Change 682619 had a related patch set uploaded (by Alexandros Kosiaris; author: Alexandros Kosiaris):

[operations/puppet@production] safe-service-restart: Only verify in scope services

https://gerrit.wikimedia.org/r/682619

So, the crux of the issue is at those 2 functions below

def pool(self, pooled):
    """Pool a list of services"""
    try:
        for obj in pooled:
            obj.update({"pooled": "yes"})
        self._verify_status(True)
        return True 
    except (BackendError, PoolStatusError) as e:
        logger.error("Error depooling the servers: %s", e)
        return False

def _verify_status(self, want_pooled):
    if want_pooled:
        desired_status = "enabled/up/pooled"
    else:
        desired_status = "disabled/*/not pooled"
    for baseurl in self.lvs_uris:
        parsed = parse.urlparse(baseurl)
        url = "{baseurl}/{fqdn}".format(baseurl=baseurl, fqdn=self.fqdn)
        # This will raise a PoolStatusError
        logger.debug("Now verifying %s", url) 
        self._fetch_retry(url, want_pooled, parsed, desired_status)

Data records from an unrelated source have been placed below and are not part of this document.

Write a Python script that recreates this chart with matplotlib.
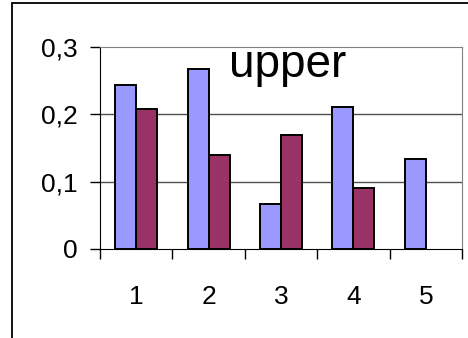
import numpy as np
import matplotlib
matplotlib.use('Agg')
import matplotlib.pyplot as plt
from matplotlib.patches import Rectangle

plt.rcParams['font.family'] = ['Liberation Sans', 'DejaVu Sans']

categories = ['1', '2', '3', '4', '5']
blue_vals = [0.244, 0.267, 0.067, 0.211, 0.134]
red_vals = [0.208, 0.140, 0.169, 0.091, np.nan]
ytick_vals = [0, 0.1, 0.2, 0.3]
ytick_labels = ['0', '0,1', '0,2', '0,3']

fig = plt.figure(figsize=(4.68, 3.38), dpi=100)

# outer chart frame (runs off the right and bottom edges)
fig.patches.append(Rectangle((12/468, -0.1), 1.0, 1 - 3/338 + 0.1,
                             transform=fig.transFigure, fill=False,
                             edgecolor='black', linewidth=1.3))

ax = fig.add_axes([100/468, 1 - 249/338, 362/468, 202/338])

x = np.arange(len(categories))
w = 0.29
ax.bar(x - w/2, blue_vals, w, color='#9999FF', edgecolor='black', linewidth=1.4, zorder=3)
ax.bar(x + w/2, red_vals, w, color='#993366', edgecolor='black', linewidth=1.4, zorder=3)

ax.set_xlim(-0.5, 4.5)
ax.set_ylim(0, 0.3)

for v in [0.1, 0.2]:
    ax.axhline(v, color='#505050', linewidth=1.0, zorder=1)

ax.spines['top'].set_color('#808080')
ax.spines['right'].set_color('#808080')
ax.spines['left'].set_color('black')
ax.spines['bottom'].set_color('black')

ax.set_yticks(ytick_vals)
ax.set_yticklabels(ytick_labels, fontsize=19)
ax.tick_params(axis='y', length=7, width=1, pad=9, direction='out')

ax.set_xticks(x)
ax.set_xticklabels(categories, fontsize=19)
ax.set_xticks(np.arange(-0.5, 5.0, 1.0), minor=True)
ax.tick_params(axis='x', which='major', length=0, pad=26)
ax.tick_params(axis='x', which='minor', length=7, width=1, direction='out')

ax.text(0.519, 0.851, 'upper', transform=ax.transAxes, fontsize=33,
        ha='center', va='baseline')

fig.savefig('out.png', dpi=100)
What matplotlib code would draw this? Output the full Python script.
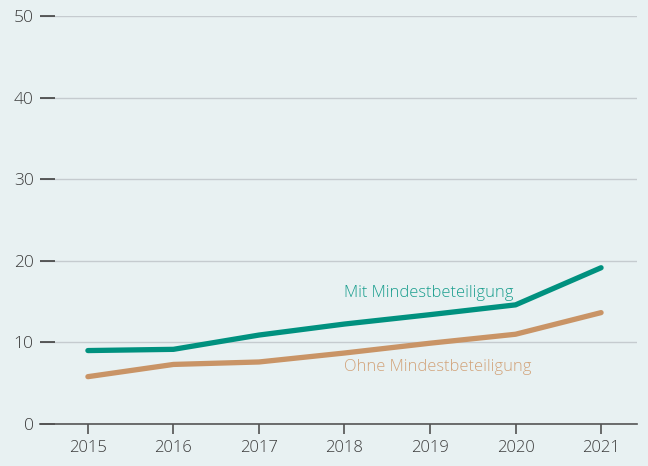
import numpy as np
import matplotlib.pyplot as plt

# Werte
years = [2015, 2016, 2017, 2018, 2019, 2020, 2021]
mit_mindest = [9.0, 9.15, 10.9, 12.25, 13.4, 14.6, 19.15]
ohne_mindest = [5.8, 7.3, 7.6, 8.7, 9.9, 11.0, 13.65]
yticks = [0, 10, 20, 30, 40, 50]

bg = '#e8f1f2'
green = '#00917f'
orange = '#c99466'

plt.rcParams['font.family'] = ['Open Sans', 'DejaVu Sans']
plt.rcParams['font.weight'] = 'light'

fig = plt.figure(figsize=(6.48, 4.66), dpi=100, facecolor=bg)
ax = fig.add_axes([40 / 648, 42 / 466, 597 / 648, 408 / 466], facecolor=bg)

ax.plot(years, mit_mindest, color=green, lw=3.8, solid_capstyle='round',
        solid_joinstyle='round', zorder=3)
ax.plot(years, ohne_mindest, color=orange, lw=3.8, solid_capstyle='round',
        solid_joinstyle='round', zorder=3)

ax.text(2018.0, 16.1, 'Mit Mindestbeteiligung', color='#1a9e8e',
        fontsize=11.9, va='center', ha='left')
ax.text(2018.0, 7.0, 'Ohne Mindestbeteiligung', color='#d2a37a',
        fontsize=11.9, va='center', ha='left')

ax.set_xlim(2014.44, 2021.42)
ax.set_ylim(0, 50)
ax.set_xticks(years)
ax.set_yticks(yticks)

for s in ['top', 'right', 'left']:
    ax.spines[s].set_visible(False)
ax.spines['bottom'].set_color('#555555')
ax.spines['bottom'].set_linewidth(1.2)

ax.grid(axis='y', color='#c5cbcf', lw=1)
ax.tick_params(axis='y', direction='in', length=10.5, width=1.1,
               color='#333333', pad=4.5, labelsize=12.5, labelcolor='#3c3c3c')
ax.tick_params(axis='x', direction='out', length=7.5, width=1.1,
               color='#444444', pad=4, labelsize=12, labelcolor='#3c3c3c')

fig.savefig('out.png', dpi=100, facecolor=bg)
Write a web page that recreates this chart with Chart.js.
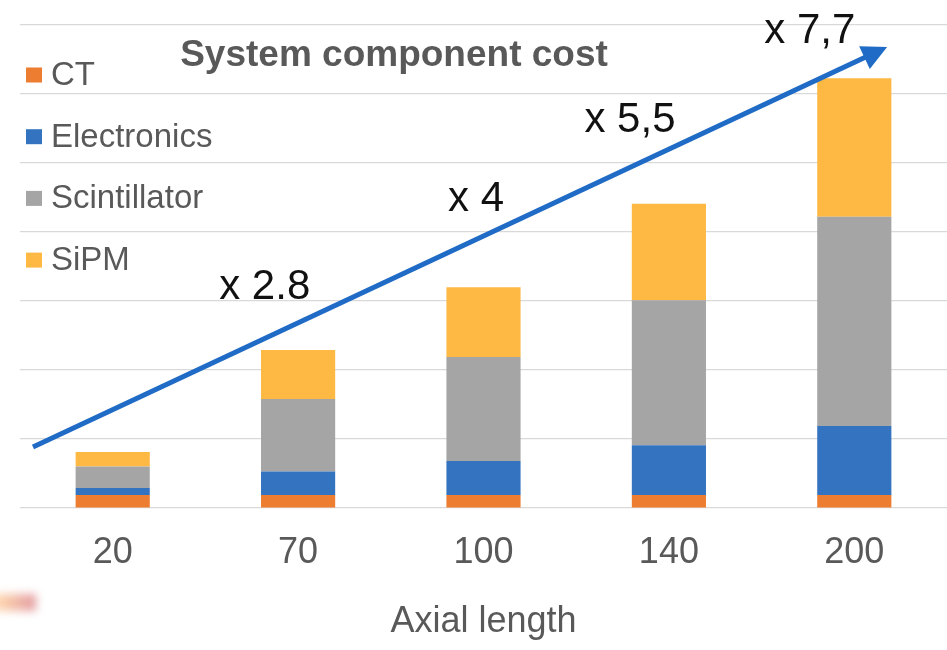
<!DOCTYPE html>
<html>
<head>
<meta charset="utf-8">
<script src="https://cdn.jsdelivr.net/npm/chart.js@4.4.1/dist/chart.umd.min.js"></script>
<style>
  html, body { margin: 0; padding: 0; background: #ffffff; }
  #wrap { width: 947px; height: 650px; position: relative; }
</style>
</head>
<body>
<div id="wrap"><canvas id="costChart"></canvas></div>
<script>
// axial length categories and cost per component (stacked, arbitrary units)
const axialLengths = ['20', '70', '100', '140', '200'];
const ctCost = [0.19, 0.19, 0.19, 0.19, 0.19];
const electronicsCost = [0.10, 0.34, 0.49, 0.72, 1.00];
const scintillatorCost = [0.31, 1.05, 1.51, 2.10, 3.03];
const sipmCost = [0.21, 0.71, 1.01, 1.40, 2.01];
const growthLabels = ['x 2.8', 'x 4', 'x 5,5', 'x 7,7'];

const FONT = "'Liberation Sans', Arial, sans-serif";
const GREY_TEXT = '#595959';

// title, legend, growth arrow and its labels
const overlay = {
  id: 'overlay',
  afterDatasetsDraw(chart) {
    const { ctx, scales: { x, y } } = chart;
    // arrow from the left edge up past the last bar (category index / value units)
    const x0 = x.getPixelForValue(-0.43), y0 = y.getPixelForValue(0.885);
    const x1 = x.getPixelForValue(4.177), y1 = y.getPixelForValue(6.68);
    const ang = Math.atan2(y1 - y0, x1 - x0);
    const headLen = 25, headHalf = 12.5;
    const bx = x1 - headLen * Math.cos(ang), by = y1 - headLen * Math.sin(ang);
    ctx.save();
    ctx.strokeStyle = '#1f6bc6';
    ctx.fillStyle = '#1f6bc6';
    ctx.lineWidth = 5;
    ctx.beginPath();
    ctx.moveTo(x0, y0);
    ctx.lineTo(bx + 2 * Math.cos(ang), by + 2 * Math.sin(ang));
    ctx.stroke();
    ctx.beginPath();
    ctx.moveTo(x1, y1);
    ctx.lineTo(bx - headHalf * Math.sin(ang), by + headHalf * Math.cos(ang));
    ctx.lineTo(bx + headHalf * Math.sin(ang), by - headHalf * Math.cos(ang));
    ctx.closePath();
    ctx.fill();

    // growth factors along the arrow
    const spots = [[0.82, 3.2], [1.96, 4.47], [2.79, 5.62], [3.76, 6.9]];
    ctx.fillStyle = '#111111';
    ctx.font = '42px ' + FONT;
    ctx.textAlign = 'center';
    ctx.textBaseline = 'middle';
    growthLabels.forEach((txt, i) => {
      ctx.fillText(txt, x.getPixelForValue(spots[i][0]), y.getPixelForValue(spots[i][1]));
    });
    ctx.restore();
  },
  afterDraw(chart) {
    const { ctx, chartArea } = chart;
    ctx.save();
    // chart title
    ctx.fillStyle = GREY_TEXT;
    ctx.font = 'bold 37px ' + FONT;
    ctx.textAlign = 'center';
    ctx.textBaseline = 'middle';
    ctx.fillText('System component cost', 394, chartArea.top + 31);

    // legend, top-left inside the plot
    ctx.font = '33px ' + FONT;
    ctx.textAlign = 'left';
    chart.data.datasets.forEach((ds, i) => {
      const cy = chartArea.top + 50 + i * 61.7;
      ctx.fillStyle = ds.backgroundColor;
      ctx.fillRect(chartArea.left + 6, cy - 7.5, 16, 15);
      ctx.fillStyle = GREY_TEXT;
      ctx.fillText(ds.label, chartArea.left + 31, cy + 1);
    });

    // soft pointer smudge in the lower left corner
    ctx.filter = 'blur(4px)';
    const g = ctx.createLinearGradient(0, 0, 38, 0);
    g.addColorStop(0, 'rgba(252, 205, 160, 0.85)');
    g.addColorStop(1, 'rgba(222, 140, 150, 0.9)');
    ctx.fillStyle = g;
    ctx.fillRect(-6, 594, 42, 17);
    ctx.restore();
  }
};

const ctx = document.getElementById('costChart').getContext('2d');
const costChart = new Chart(ctx, {
  type: 'bar',
  data: {
    labels: axialLengths,
    datasets: [
      { label: 'CT', data: ctCost, backgroundColor: '#ed7d31' },
      { label: 'Electronics', data: electronicsCost, backgroundColor: '#3473c0' },
      { label: 'Scintillator', data: scintillatorCost, backgroundColor: '#a5a5a5' },
      { label: 'SiPM', data: sipmCost, backgroundColor: '#fdb944' }
    ]
  },
  options: {
    responsive: true,
    maintainAspectRatio: false,
    animation: false,
    barPercentage: 0.4,
    categoryPercentage: 1,
    layout: { padding: { top: 25, right: 0, left: 0, bottom: 0 } },
    plugins: {
      legend: { display: false },
      tooltip: { enabled: false }
    },
    scales: {
      x: {
        stacked: true,
        grid: { display: false },
        border: { display: false },
        ticks: { color: GREY_TEXT, font: { family: FONT, size: 36 }, padding: 15 },
        title: {
          display: true,
          text: 'Axial length',
          color: GREY_TEXT,
          font: { family: FONT, size: 36 },
          padding: { top: 0, bottom: 6 }
        },
        afterFit(scale) { scale.height = 142; }
      },
      y: {
        stacked: true,
        min: 0,
        max: 7,
        ticks: { display: false, stepSize: 1 },
        grid: { color: '#d9d9d9', lineWidth: 1.2, drawTicks: false },
        border: { display: false },
        afterFit(scale) { scale.width = 20; }
      }
    }
  },
  plugins: [overlay]
});
</script>
</body>
</html>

The pool() function will get a list of services to pool, in the specific case the jeena raised, it will only pool the service that was pooled already before the script started (that is the jobrunner service) and leave the videoscaler service depooled (correctly). However it calls the _verify_status() function that has no such knowledge of previous state and relies only on the lvs uris passed on the command line.

Let me see if I can fix that easily.

I think we should pool all servers back to all pools, and lower the weight of those we originally wanted in one pool, until we fix the restart script properly.

Yeah, that could work. Overall it might indeed be better to play with weights instead of actual pool/depool status. It's probably a fine stopgap until mediawiki makes it to k8s which will make most of this discussion moot.

That being said, I did try a quick solution at least to the bug that @jeena mentioned, see https://gerrit.wikimedia.org/r/682619

Change 684287 had a related patch set uploaded (by Giuseppe Lavagetto; author: Giuseppe Lavagetto):

[operations/puppet@production] safe-service-restart: only verify pooled services

https://gerrit.wikimedia.org/r/684287

Change 681676 abandoned by Effie Mouzeli:

[operations/puppet@production] (WIP) conftool: improve safe-service-restart multiple cluster support

Reason:

https://gerrit.wikimedia.org/r/681676

Change 684287 merged by Giuseppe Lavagetto:

[operations/puppet@production] safe-service-restart: only verify pooled services

https://gerrit.wikimedia.org/r/684287

Removing SRE, has already been triaged to a more specific SRE subteam

Joe claimed this task.
Joe moved this task from Backlog to Done on the SRE-Sprint-Week-Sustainability-March2023 board.